Par ailleurs, l'image monolithique du « Juif occidental » est elle aussi remise en cause. On assiste à une redécouverte de la pluralité des origines, des langues et des traditions juives, qui remet en question l'universalisme implicite du modèle ashkénaze et européen. Cette revalorisation des identités multiples met en lumière les dimensions orientales, africaines ou arabo-berbères de la culture juive, longtemps occultées.

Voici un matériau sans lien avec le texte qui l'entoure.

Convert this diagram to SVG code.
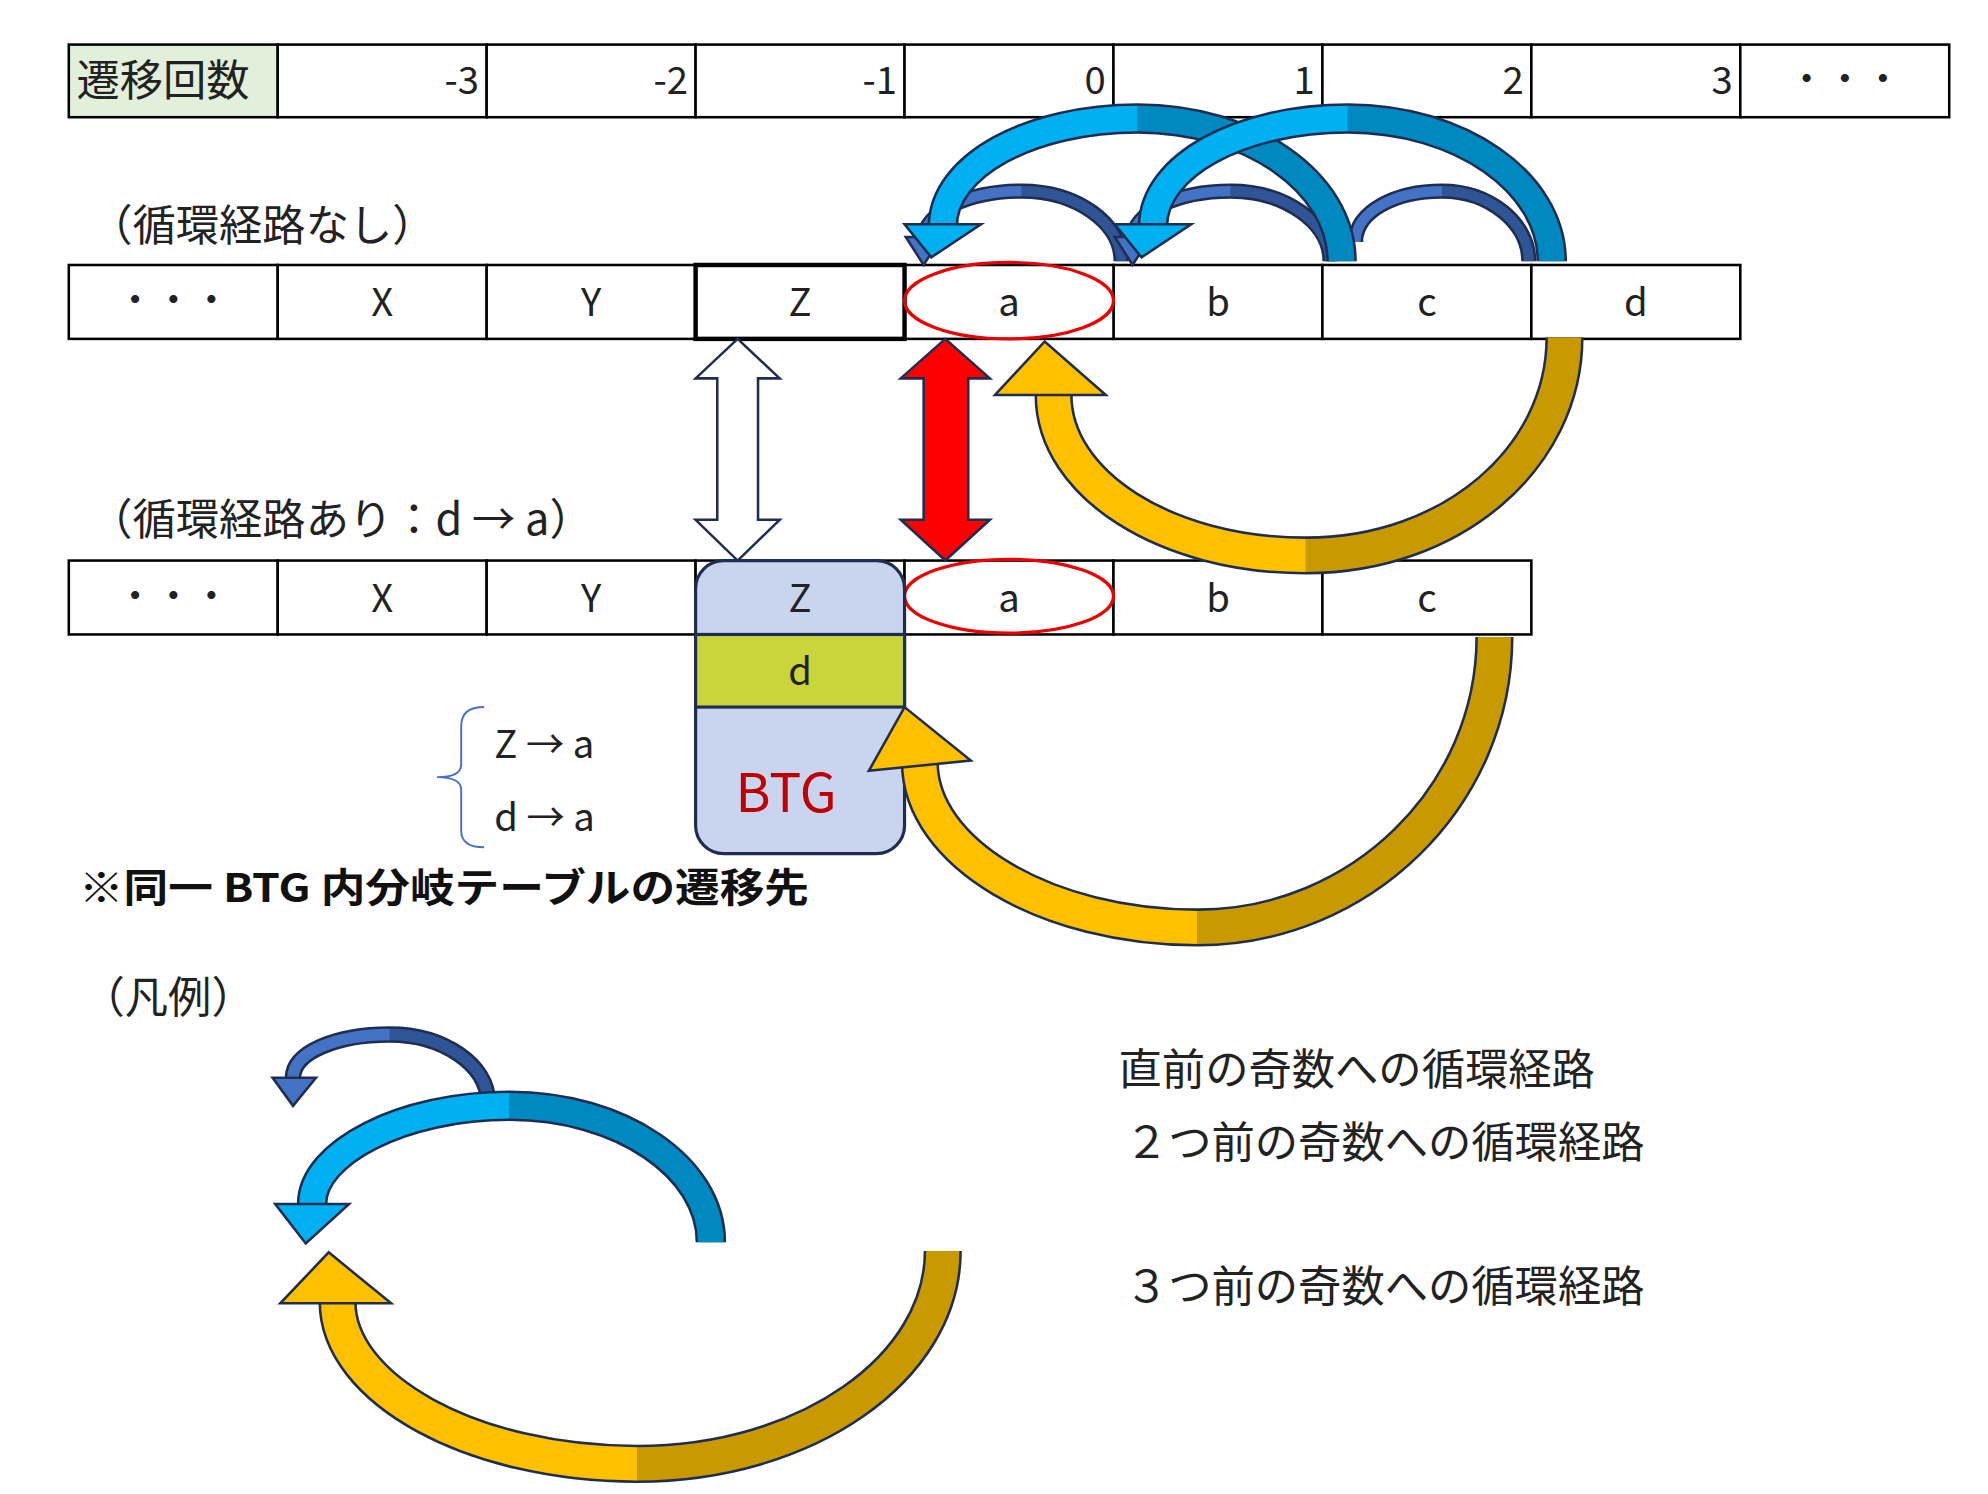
<svg xmlns="http://www.w3.org/2000/svg" width="1988" height="1494" viewBox="0 0 1988 1494">
<style>
.c{fill:#fff;stroke:#000;stroke-width:2}
.t{font-family:"Noto Sans CJK JP","Liberation Sans",sans-serif;font-size:30px;fill:#222}
.j{font-size:34px}
.m{text-anchor:middle}
.r{text-anchor:end}
.o{fill:none;stroke:#1F2D50}
.db{fill:none;stroke:#2F5597}
.lb{fill:none;stroke:#4472C4}
.dc{fill:none;stroke:#0088C0}
.lc{fill:none;stroke:#00B0F0}
.dy{fill:none;stroke:#C99A00}
.ly{fill:none;stroke:#FFC000}
</style>
<rect width="1988" height="1494" fill="#fff"/>
<g transform="scale(1.274)">
<g id="header">
<rect x="54" y="35" width="164" height="57" fill="#E2EFDA" stroke="#000" stroke-width="2"/>
<text class="t j" x="60" y="75">遷移回数</text>
<rect class="c" x="218" y="35" width="164" height="57"/><text class="t r" x="376" y="74">-3</text>
<rect class="c" x="382" y="35" width="164" height="57"/><text class="t r" x="540" y="74">-2</text>
<rect class="c" x="546" y="35" width="164" height="57"/><text class="t r" x="704" y="74">-1</text>
<rect class="c" x="710" y="35" width="164" height="57"/><text class="t r" x="868" y="74">0</text>
<rect class="c" x="874" y="35" width="164" height="57"/><text class="t r" x="1032" y="74">1</text>
<rect class="c" x="1038" y="35" width="164" height="57"/><text class="t r" x="1196" y="74">2</text>
<rect class="c" x="1202" y="35" width="164" height="57"/><text class="t r" x="1360" y="74">3</text>
<rect class="c" x="1366" y="35" width="164" height="57"/><text class="t m" x="1448" y="72">・・・</text>
</g>
<text class="t j" x="70" y="189">（循環経路なし）</text>
<g id="row1">
<rect class="c" x="54" y="208" width="164" height="58"/><text class="t m" x="136" y="246">・・・</text>
<rect class="c" x="218" y="208" width="164" height="58"/><text class="t m" x="300" y="248">X</text>
<rect class="c" x="382" y="208" width="164" height="58"/><text class="t m" x="464" y="248">Y</text>
<rect class="c" x="874" y="208" width="164" height="58"/><text class="t m" x="956" y="248">b</text>
<rect class="c" x="1038" y="208" width="164" height="58"/><text class="t m" x="1120" y="248">c</text>
<rect class="c" x="1202" y="208" width="164" height="58"/><text class="t m" x="1284" y="248">d</text>
<rect class="c" x="710" y="208" width="164" height="58"/>
<rect x="546" y="208" width="164" height="58" fill="#fff" stroke="#000" stroke-width="3.5"/><text class="t m" x="628" y="248">Z</text>
<ellipse cx="792" cy="236" rx="82" ry="30" fill="none" stroke="#E00" stroke-width="2.5"/>
<text class="t m" x="792" y="248">a</text>
</g>
<text class="t j" x="70" y="420">（循環経路あり：d → a）</text>
<g id="row2">
<rect class="c" x="54" y="440" width="164" height="58"/><text class="t m" x="136" y="478">・・・</text>
<rect class="c" x="218" y="440" width="164" height="58"/><text class="t m" x="300" y="480">X</text>
<rect class="c" x="382" y="440" width="164" height="58"/><text class="t m" x="464" y="480">Y</text>
<rect class="c" x="546" y="440" width="164" height="58"/>
<rect class="c" x="710" y="440" width="164" height="58"/>
<rect class="c" x="874" y="440" width="164" height="58"/><text class="t m" x="956" y="480">b</text>
<rect class="c" x="1038" y="440" width="164" height="58"/><text class="t m" x="1120" y="480">c</text>
<ellipse cx="792" cy="468" rx="82" ry="29" fill="none" stroke="#E00" stroke-width="2.5"/>
<text class="t m" x="792" y="480">a</text>
</g>
<g id="btg">
<rect x="546" y="440" width="164" height="230" rx="22" fill="#C9D5EE" stroke="#1F2D50" stroke-width="2.5"/>
<rect x="546" y="498" width="164" height="57" fill="#C9D53A" stroke="#1F2D50" stroke-width="2.5"/>
<text class="t m" x="628" y="480">Z</text>
<text class="t m" x="628" y="538">d</text>
<text class="m" x="617" y="637" style="font-family:'Noto Sans CJK JP',sans-serif;font-size:42px;fill:#C00000">BTG</text>
</g>
<g id="brace">
<path d="M380,555 Q362,555 362,570 L362,600 Q362,610 343,610 Q362,610 362,620 L362,652 Q362,665 380,665" fill="none" stroke="#4472C4" stroke-width="1.5"/>
<text class="t" x="388" y="595">Z → a</text>
<text class="t" x="388" y="652">d → a</text>
</g>
<text x="62" y="708" style="font-family:'Noto Sans CJK JP',sans-serif;font-size:31px;font-weight:bold;fill:#111" textLength="573" lengthAdjust="spacingAndGlyphs">※同一 BTG 内分岐テーブルの遷移先</text>
<text class="t j" x="64" y="795">（凡例）</text>
<g id="legend-text">
<text class="t j" x="878" y="852">直前の奇数への循環経路</text>
<text class="t j" x="883" y="909">２つ前の奇数への循環経路</text>
<text class="t j" x="883" y="1022">３つ前の奇数への循環経路</text>
</g>
<g id="connectors">
<polygon points="579,266 612,297 595,297 595,408 612,408 579,440 546,408 563,408 563,297 546,297" fill="#fff" stroke="#1F2D50" stroke-width="2"/>
<polygon points="742,266 777,297 760,297 760,408 777,408 742,440 707,408 725,408 725,297 707,297" fill="#F00" stroke="#1F2D50" stroke-width="2"/>
<!-- small dark blue arcs -->
<path class="o" stroke-width="12" d="M880,205 C880,175 845,150 802,150 C759,150 725,167 725,188"/>
<path class="db" stroke-width="8" d="M880,205 C880,175 845,150 802,150"/>
<path class="lb" stroke-width="8" d="M802,150 C759,150 725,167 725,188"/>
<polygon points="711,186 739,186 725,208" fill="#4472C4" stroke="#1F2D50" stroke-width="2"/>
<path class="o" stroke-width="12" d="M1044,205 C1044,175 1009,150 966,150 C923,150 889,167 889,188"/>
<path class="db" stroke-width="8" d="M1044,205 C1044,175 1009,150 966,150"/>
<path class="lb" stroke-width="8" d="M966,150 C923,150 889,167 889,188"/>
<polygon points="875,186 903,186 889,208" fill="#4472C4" stroke="#1F2D50" stroke-width="2"/>
<path class="o" stroke-width="12" d="M1200,205 C1200,175 1169,150 1132,150 C1095,150 1064,166 1064,190"/>
<path class="db" stroke-width="8" d="M1200,205 C1200,175 1169,150 1132,150"/>
<path class="lb" stroke-width="8" d="M1132,150 C1095,150 1064,166 1064,190"/>
<!-- big light blue arcs -->
<path class="o" stroke-width="24" d="M1053,205 C1053,143 981,93 893,93 C809,93 740,130 740,178"/>
<path class="dc" stroke-width="20" d="M1053,205 C1053,143 981,93 893,93"/>
<path class="lc" stroke-width="20" d="M893,93 C809,93 740,130 740,178"/>
<polygon points="710,176 770,176 731,202" fill="#00B0F0" stroke="#1F2D50" stroke-width="2"/>
<path class="o" stroke-width="24" d="M1218,205 C1218,143 1146,93 1058,93 C974,93 905,130 905,178"/>
<path class="dc" stroke-width="20" d="M1218,205 C1218,143 1146,93 1058,93"/>
<path class="lc" stroke-width="20" d="M1058,93 C974,93 905,130 905,178"/>
<polygon points="875,176 935,176 896,202" fill="#00B0F0" stroke="#1F2D50" stroke-width="2"/>
<!-- yellow arcs -->
<path class="o" stroke-width="30" d="M1228,265 C1228,359 1140,436 1025,436 C915,436 827,380 827,310"/>
<path class="dy" stroke-width="26" d="M1228,265 C1228,359 1140,436 1025,436"/>
<path class="ly" stroke-width="26" d="M1025,436 C915,436 827,380 827,310"/>
<polygon points="781,310 868,310 820,268" fill="#FFC000" stroke="#1F2D50" stroke-width="2"/>
<path class="o" stroke-width="30" d="M1173,500 C1173,625 1068,728 940,728 C822,728 722,670 722,598"/>
<path class="dy" stroke-width="26" d="M1173,500 C1173,625 1068,728 940,728"/>
<path class="ly" stroke-width="26" d="M940,728 C822,728 722,670 722,598"/>
<polygon points="682,605 762,597 710,555" fill="#FFC000" stroke="#1F2D50" stroke-width="2"/>
<!-- legend arcs -->
<path class="o" stroke-width="13" d="M383,865 C383,836 348,812 306,812 C264,812 230,826 230,846"/>
<path class="db" stroke-width="9" d="M383,865 C383,836 348,812 306,812"/>
<path class="lb" stroke-width="9" d="M306,812 C264,812 230,826 230,846"/>
<polygon points="214,846 248,846 230,868" fill="#4472C4" stroke="#1F2D50" stroke-width="2"/>
<path class="o" stroke-width="24" d="M558,975 C558,916 487,868 400,868 C315,868 245,905 245,945"/>
<path class="dc" stroke-width="20" d="M558,975 C558,916 487,868 400,868"/>
<path class="lc" stroke-width="20" d="M400,868 C315,868 245,905 245,945"/>
<polygon points="216,945 274,945 240,976" fill="#00B0F0" stroke="#1F2D50" stroke-width="2"/>
<path class="o" stroke-width="30" d="M740,982 C740,1074 633,1149 500,1149 C370,1149 265,1090 265,1022"/>
<path class="dy" stroke-width="26" d="M740,982 C740,1074 633,1149 500,1149"/>
<path class="ly" stroke-width="26" d="M500,1149 C370,1149 265,1090 265,1022"/>
<polygon points="220,1023 307,1023 258,983" fill="#FFC000" stroke="#1F2D50" stroke-width="2"/>
</g>
</g>
</svg>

Enfin, en Israël même, la montée du fondamentalisme juif tend paradoxalement à rapprocher certains aspects de la société israélienne des traits culturels et politiques que l'Occident attribue volontiers à l'Orient musulman. Cette évolution souligne les contradictions internes du récit judéo-chrétien et complexifie davantage la cartographie idéologique construite autour des notions de modernité, de démocratie et de civilité.
La déconstruction opérée par l'auteure est magistrale et salutaire. En dévoilant les mécanismes d'effacement, d'appropriation et d'exclusion, elle propose une pensée résolument anti-essentialiste, qui refuse les identités figées au profit de leur pluralité et de leur historicité et donne sens à la « déconstruction » interne de l'agencement idéologique. Cette démarche a une valeur thérapeutique : elle dit la vérité, et la vérité libère, car elle ouvre la voie à une mémoire plus juste.